Here a Hack, There a Hack, Everywhere a Cyber Attack
Who hasn’t come under some kind of cyber attack or another in recent days? It’s quickly becoming clear — and the recent batch of attacks has only reinforced it — that pretty much every company under the sun is at risk.
The latest victim of digital miscreants is the U.S. Department of Energy, in an attack, the New York Times says, that resulted in the compromising of personal data on “several hundred employees.” It is, of course, hard to know whether this incident is connected to the high-profile attacks upon that newspaper’s computers along with those of The Wall Street Journal (which, like this Web site, is owned by News Corp.), the Washington Post and Bloomberg News.
The apparent targets were journalists who cover China. One can easily imagine a scenario where attackers acting in the pay of Chinese political leaders were tasked with learning as much as possible about “sources and methods,” which — in the intelligence business as well as in journalism — are the twin crown jewels of the trade: Who provides information that shows up in stories, and how that information is shared.
The source of another attack, this one on Twitter, is as yet unknown, and may not be connected to the China-sourced attacks on the media organizations. When one rash of attacks comes to public light, it sort of behooves other companies to disclose attacks that may be wholly unconnected in order to soften the blow to a corporate reputation. When computer security disclosures take place in groups, it’s easy to conflate them and make them all seem like one big story, even if each disclosed incident may be unconnected.
And these are only the companies that have admitted to being targeted in the latest round of incidents. It’s easy to imagine that there are probably more that decided it was not in their best interest to go public with the information, or that haven’t done so yet. In prior incidents, companies like Intel and Google have conceded that they, too, have been attacked by parties working in China.
Disclosure may soon become the rule rather than the exception. According to new rules expected to be proposed Thursday before the European Union parliament, search engines, banks and utilities will be required to disclose attacks against them.
The timing of the disclosures comes as the Obama administration is said to be working on a classified set of guidelines on the conduct and use of cyber weapons. While Twitter or news media organizations aren’t exactly considered critical infrastructure that if attacked would trigger a retaliation, the sheer volume and effectiveness of attacks suggest a time is coming when attacks against systems crucial to the flow of daily life, like power utilities and the banking system, will become more routine.

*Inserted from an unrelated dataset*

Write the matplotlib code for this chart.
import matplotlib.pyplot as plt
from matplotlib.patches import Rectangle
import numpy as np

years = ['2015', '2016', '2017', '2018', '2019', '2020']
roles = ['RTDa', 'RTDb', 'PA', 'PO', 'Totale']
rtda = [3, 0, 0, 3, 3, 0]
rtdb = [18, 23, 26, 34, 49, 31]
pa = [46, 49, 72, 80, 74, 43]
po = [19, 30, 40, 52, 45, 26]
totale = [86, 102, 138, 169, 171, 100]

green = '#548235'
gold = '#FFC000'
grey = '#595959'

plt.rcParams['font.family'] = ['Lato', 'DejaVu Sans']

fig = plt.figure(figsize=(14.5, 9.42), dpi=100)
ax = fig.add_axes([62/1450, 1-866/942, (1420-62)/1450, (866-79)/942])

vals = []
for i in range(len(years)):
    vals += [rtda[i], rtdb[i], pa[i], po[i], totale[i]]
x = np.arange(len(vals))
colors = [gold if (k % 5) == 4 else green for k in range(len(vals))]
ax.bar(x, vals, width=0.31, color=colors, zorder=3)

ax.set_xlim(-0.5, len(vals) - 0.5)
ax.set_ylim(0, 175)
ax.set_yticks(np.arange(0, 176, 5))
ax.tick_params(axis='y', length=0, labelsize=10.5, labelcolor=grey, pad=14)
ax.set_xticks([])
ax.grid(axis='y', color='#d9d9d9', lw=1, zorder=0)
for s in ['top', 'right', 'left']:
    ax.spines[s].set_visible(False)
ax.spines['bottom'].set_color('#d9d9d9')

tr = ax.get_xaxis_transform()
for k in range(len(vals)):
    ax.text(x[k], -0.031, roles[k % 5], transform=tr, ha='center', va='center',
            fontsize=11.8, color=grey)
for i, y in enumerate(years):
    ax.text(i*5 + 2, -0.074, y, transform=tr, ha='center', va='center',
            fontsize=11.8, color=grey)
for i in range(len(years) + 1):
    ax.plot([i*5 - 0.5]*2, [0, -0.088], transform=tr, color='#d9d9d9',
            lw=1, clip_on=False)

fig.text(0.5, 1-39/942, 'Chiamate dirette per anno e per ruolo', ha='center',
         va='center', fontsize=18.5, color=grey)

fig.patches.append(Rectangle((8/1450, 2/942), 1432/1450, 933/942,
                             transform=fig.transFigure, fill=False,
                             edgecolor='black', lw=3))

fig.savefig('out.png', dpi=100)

Last month, government sources disclosed that Iran was thought to be behind a series of denial-of-service attacks against several U.S. banks. Those attacks might have been retaliation against the U.S. for its role, never officially acknowledged, in the Stuxnet attacks against the Iranian nuclear research program.
Effective as the Stuxnet attacks may have been — they are said to have caused some Iranian nuclear centrifuges to explode — they showed the world what is possible, and in time that learning will stick. The ease of Stuxnet-like attacks against industrial systems in particular has already been demonstrated by security researchers, and has long been on a list of things Western policymakers have to worry about when it comes to cyber security.
Consider this just a hunch, but there’s going to be a lot more news like this throughout the year.